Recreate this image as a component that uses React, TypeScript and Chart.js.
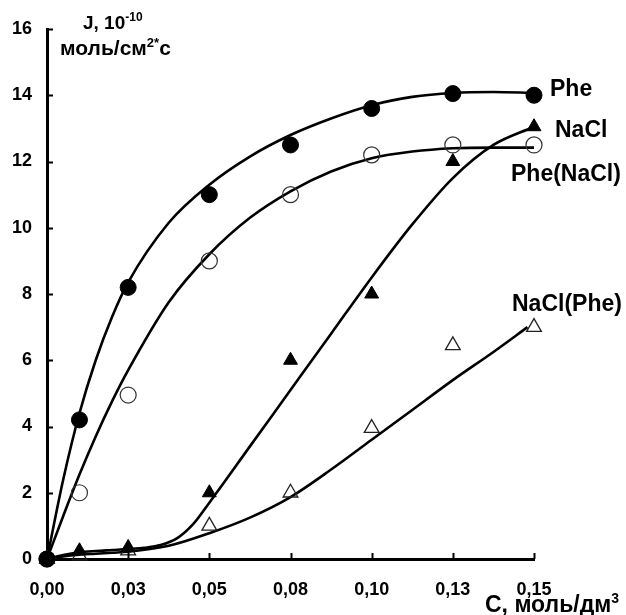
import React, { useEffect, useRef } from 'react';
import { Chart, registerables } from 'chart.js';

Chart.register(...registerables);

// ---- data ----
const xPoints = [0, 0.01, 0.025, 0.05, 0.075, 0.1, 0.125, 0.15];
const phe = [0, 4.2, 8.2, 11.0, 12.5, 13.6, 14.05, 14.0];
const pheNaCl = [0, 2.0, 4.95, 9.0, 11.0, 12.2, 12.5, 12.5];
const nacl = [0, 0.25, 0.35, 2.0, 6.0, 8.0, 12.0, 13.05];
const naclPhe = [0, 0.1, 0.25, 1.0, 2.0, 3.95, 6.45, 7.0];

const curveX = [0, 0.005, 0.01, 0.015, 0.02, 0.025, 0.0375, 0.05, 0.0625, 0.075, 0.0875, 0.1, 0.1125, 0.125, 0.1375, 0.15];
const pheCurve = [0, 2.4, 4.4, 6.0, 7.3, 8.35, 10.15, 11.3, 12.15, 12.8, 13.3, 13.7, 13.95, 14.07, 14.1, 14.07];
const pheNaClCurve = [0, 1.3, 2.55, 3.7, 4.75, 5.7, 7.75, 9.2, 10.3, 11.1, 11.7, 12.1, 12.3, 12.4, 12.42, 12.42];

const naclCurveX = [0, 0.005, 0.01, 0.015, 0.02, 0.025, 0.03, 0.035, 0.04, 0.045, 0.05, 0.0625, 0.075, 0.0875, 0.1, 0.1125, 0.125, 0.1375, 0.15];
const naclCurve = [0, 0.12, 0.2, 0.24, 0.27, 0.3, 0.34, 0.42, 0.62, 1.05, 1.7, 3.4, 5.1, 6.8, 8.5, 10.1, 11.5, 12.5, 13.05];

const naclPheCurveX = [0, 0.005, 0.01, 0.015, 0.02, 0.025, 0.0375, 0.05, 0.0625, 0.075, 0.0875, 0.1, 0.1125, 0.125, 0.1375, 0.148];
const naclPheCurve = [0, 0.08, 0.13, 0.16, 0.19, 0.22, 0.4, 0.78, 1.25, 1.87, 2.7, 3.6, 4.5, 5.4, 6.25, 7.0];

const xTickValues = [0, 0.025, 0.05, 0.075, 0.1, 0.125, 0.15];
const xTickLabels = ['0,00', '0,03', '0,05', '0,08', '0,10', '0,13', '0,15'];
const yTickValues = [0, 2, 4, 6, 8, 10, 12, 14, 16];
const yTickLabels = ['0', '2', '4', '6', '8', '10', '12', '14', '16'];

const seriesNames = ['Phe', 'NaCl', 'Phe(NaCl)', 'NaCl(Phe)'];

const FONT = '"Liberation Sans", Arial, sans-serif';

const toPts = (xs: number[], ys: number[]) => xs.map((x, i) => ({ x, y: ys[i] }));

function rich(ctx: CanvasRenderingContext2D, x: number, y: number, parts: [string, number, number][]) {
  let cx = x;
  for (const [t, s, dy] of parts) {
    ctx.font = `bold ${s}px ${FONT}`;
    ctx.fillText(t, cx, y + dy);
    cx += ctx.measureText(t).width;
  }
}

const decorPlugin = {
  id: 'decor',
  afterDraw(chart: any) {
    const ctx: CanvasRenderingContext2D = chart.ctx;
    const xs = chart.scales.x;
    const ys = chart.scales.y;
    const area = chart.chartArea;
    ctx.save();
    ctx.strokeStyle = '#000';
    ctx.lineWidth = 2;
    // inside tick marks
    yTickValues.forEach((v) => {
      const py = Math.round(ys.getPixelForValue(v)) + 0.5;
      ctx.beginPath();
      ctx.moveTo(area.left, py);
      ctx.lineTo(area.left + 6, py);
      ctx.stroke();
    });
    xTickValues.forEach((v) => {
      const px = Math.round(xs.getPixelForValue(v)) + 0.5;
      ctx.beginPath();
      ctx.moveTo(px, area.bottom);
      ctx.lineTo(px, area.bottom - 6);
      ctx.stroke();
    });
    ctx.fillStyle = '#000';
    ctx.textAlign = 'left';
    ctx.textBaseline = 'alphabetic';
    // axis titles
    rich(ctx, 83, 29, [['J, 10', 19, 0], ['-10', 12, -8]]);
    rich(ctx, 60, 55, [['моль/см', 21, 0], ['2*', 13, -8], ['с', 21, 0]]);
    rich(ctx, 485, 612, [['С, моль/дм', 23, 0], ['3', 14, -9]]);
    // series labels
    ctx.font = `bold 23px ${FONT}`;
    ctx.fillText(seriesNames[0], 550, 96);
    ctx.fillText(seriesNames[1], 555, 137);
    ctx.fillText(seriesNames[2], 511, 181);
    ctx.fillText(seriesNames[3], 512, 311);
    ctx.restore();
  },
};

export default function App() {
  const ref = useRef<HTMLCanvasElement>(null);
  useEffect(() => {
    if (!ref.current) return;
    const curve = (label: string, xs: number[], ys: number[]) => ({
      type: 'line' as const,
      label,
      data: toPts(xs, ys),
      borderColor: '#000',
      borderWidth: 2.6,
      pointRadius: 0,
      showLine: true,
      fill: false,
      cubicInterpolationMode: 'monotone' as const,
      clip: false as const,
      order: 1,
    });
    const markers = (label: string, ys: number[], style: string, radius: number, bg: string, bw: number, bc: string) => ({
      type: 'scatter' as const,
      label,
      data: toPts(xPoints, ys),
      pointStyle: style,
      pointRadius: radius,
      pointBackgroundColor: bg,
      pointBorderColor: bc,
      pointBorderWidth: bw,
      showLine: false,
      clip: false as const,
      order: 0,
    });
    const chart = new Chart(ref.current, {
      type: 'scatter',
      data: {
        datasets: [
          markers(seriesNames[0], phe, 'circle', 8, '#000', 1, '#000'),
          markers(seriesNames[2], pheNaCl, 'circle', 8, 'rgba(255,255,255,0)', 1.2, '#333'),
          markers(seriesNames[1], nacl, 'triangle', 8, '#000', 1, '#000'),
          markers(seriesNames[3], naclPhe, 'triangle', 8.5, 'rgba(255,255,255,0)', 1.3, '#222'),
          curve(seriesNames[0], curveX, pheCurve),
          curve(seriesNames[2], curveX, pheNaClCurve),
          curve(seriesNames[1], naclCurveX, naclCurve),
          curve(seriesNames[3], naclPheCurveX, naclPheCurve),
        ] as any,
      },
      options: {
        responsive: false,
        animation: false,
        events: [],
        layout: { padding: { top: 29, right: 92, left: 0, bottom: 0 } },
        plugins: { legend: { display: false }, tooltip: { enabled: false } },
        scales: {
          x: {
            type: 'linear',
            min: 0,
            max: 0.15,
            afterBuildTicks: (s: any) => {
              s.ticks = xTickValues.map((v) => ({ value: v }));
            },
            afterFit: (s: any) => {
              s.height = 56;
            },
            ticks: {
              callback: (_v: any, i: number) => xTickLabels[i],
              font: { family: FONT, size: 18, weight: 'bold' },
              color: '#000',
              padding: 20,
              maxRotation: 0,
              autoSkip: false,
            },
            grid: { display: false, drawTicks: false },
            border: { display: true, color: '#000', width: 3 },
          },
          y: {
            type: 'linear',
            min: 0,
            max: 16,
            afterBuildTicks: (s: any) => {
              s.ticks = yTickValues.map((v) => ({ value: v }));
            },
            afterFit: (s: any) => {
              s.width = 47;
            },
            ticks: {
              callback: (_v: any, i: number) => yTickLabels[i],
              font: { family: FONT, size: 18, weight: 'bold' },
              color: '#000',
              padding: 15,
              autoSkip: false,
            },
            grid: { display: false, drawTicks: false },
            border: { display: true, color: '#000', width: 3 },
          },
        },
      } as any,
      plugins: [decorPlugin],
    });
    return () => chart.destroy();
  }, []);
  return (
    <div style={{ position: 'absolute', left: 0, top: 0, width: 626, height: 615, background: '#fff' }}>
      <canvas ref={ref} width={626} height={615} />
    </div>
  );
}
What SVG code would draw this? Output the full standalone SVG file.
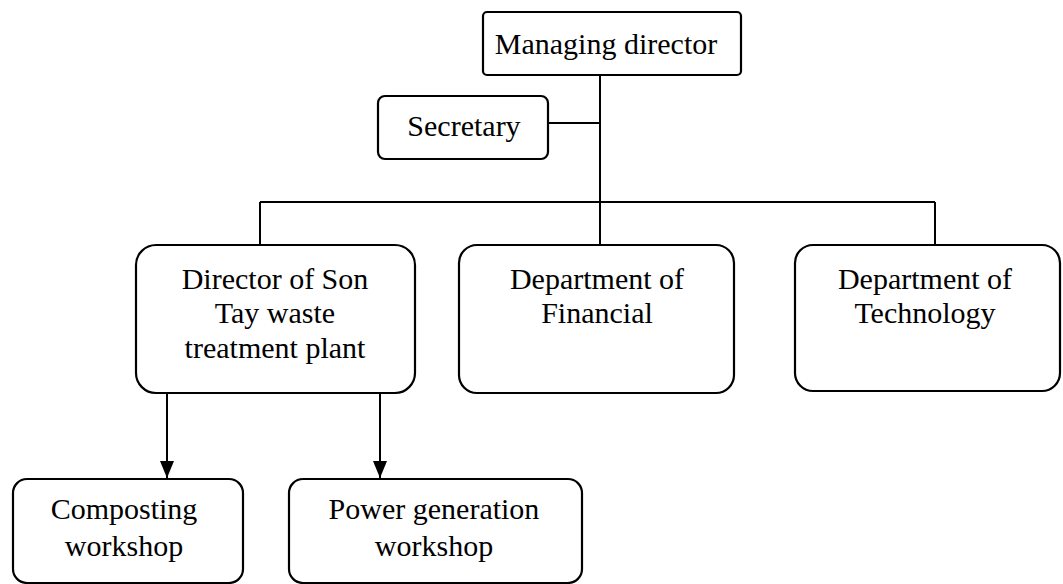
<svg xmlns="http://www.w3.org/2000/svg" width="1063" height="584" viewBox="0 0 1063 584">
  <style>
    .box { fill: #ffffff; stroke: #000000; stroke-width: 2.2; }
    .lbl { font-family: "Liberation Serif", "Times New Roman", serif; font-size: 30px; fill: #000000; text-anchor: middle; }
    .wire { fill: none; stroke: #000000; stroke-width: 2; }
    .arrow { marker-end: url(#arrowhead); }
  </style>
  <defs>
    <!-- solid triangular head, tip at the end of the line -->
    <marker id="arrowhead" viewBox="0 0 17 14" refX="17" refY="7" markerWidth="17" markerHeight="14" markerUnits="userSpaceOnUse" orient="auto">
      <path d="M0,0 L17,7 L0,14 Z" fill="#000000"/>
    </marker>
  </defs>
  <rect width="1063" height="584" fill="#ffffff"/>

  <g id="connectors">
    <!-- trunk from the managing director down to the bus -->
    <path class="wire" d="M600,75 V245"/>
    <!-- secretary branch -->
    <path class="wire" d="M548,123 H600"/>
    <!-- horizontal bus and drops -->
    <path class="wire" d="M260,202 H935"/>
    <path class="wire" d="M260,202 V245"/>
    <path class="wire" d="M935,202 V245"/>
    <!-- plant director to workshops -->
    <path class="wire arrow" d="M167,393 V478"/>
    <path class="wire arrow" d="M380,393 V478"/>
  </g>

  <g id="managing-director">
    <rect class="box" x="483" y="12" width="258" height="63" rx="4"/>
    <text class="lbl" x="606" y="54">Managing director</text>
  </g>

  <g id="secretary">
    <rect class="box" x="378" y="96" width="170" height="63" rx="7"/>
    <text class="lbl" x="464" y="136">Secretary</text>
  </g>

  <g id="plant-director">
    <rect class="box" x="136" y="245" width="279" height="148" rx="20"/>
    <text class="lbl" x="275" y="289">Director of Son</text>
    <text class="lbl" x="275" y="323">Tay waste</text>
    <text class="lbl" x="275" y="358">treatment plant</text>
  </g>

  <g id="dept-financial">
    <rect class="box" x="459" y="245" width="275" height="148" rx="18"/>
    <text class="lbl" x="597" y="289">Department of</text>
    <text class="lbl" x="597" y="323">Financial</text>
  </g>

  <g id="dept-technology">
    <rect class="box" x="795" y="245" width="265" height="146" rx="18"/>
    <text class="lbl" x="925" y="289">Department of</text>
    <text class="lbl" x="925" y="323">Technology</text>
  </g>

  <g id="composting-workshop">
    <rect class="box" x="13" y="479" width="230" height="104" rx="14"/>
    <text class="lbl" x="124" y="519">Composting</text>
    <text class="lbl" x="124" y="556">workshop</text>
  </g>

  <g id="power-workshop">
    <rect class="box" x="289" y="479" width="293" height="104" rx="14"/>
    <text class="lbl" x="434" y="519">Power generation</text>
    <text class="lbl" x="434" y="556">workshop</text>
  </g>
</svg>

────────

• Exercise prompt: Pick out each line in the material containing "this".

• The reply:
Recreate this image as a component that uses React, TypeScript and Chart.js.
What SVG code would draw this? Output the full standalone SVG file.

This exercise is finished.